Serum glucose levels of C57BL/6J mice used in this study. Hyperglycemia was induced by i.p. administration of STZ, and only mice with serum glucose >350 mg/dL were considered diabetic. The results were evaluated using one-way ANOVA followed by Bonferroni post hoc analysis. P < 0.001 denotes statistical differences between the STZ-treated and wild-type control groups. Studies were performed on mice at 6 wk and 20 wk of sustained hyperglycemia and were compared with results in age-matched control mice.

Fig.
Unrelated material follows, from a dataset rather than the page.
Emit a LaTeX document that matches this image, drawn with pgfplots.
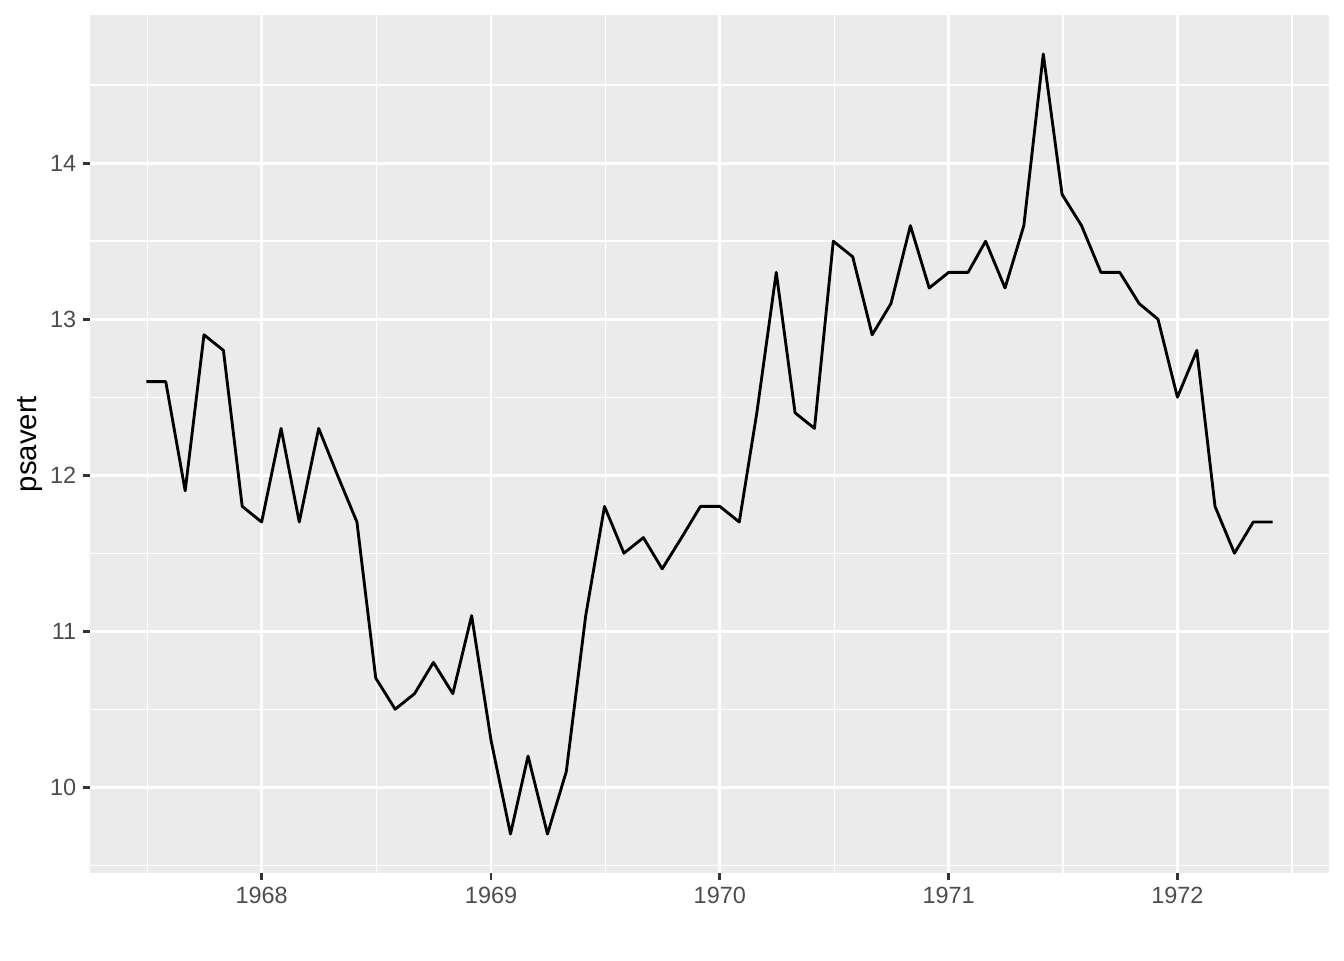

S5.

Mouse SD-OCT imaging and analysis. (A) A raw central slice, one of 400 slices acquired with the Bioptigen SD-OCT. (B) The same slice showing 10 intraretinal surfaces segmented with the Iowa Reference Algorithms. Although only a single slice is shown, the analysis is performed completely in 3D. Because of the axial resolution of these scans (1.53 μm), the junction between the inner and outer segments appears as a layer in these images.

Fig. 5.

(A and B) STZ-induced DM in a mouse model does not significantly affect acellular capillaries (n = 6 diabetic mice, 6 controls) (A) or pericyte density (n = 6 diabetic mice, 6 controls) (B) at 6-wk DM duration. (C) There was a trend favoring pericyte dropout in mice at 20 wk of DM duration, but this trend was not significant (n = 8 diabetic mice, 8 controls). (D and E) Images of trypsin-digested whole-mount retina show similar numbers of acellular capillaries (black arrows) in diabetic (D) and control (E) mice. (F and G) Histologic sections of retinas from diabetic (F) and control (G) mice dual-immunolabeled with NG-2 (red) and IB4 (green) show similar numbers of pericytes and vessels. DAPI nuclear counterstaining is shown in blue.

Fig. 6.

Progressive thinning of the NFL/GCL layer also is seen on OCT imaging analysis in 10-wk-old (n = 18 diabetic mice, 14 controls) and 16-wk-old (n = 18 diabetic mice, 9 controls) db/db mice, which have a spontaneous young-onset form of DM.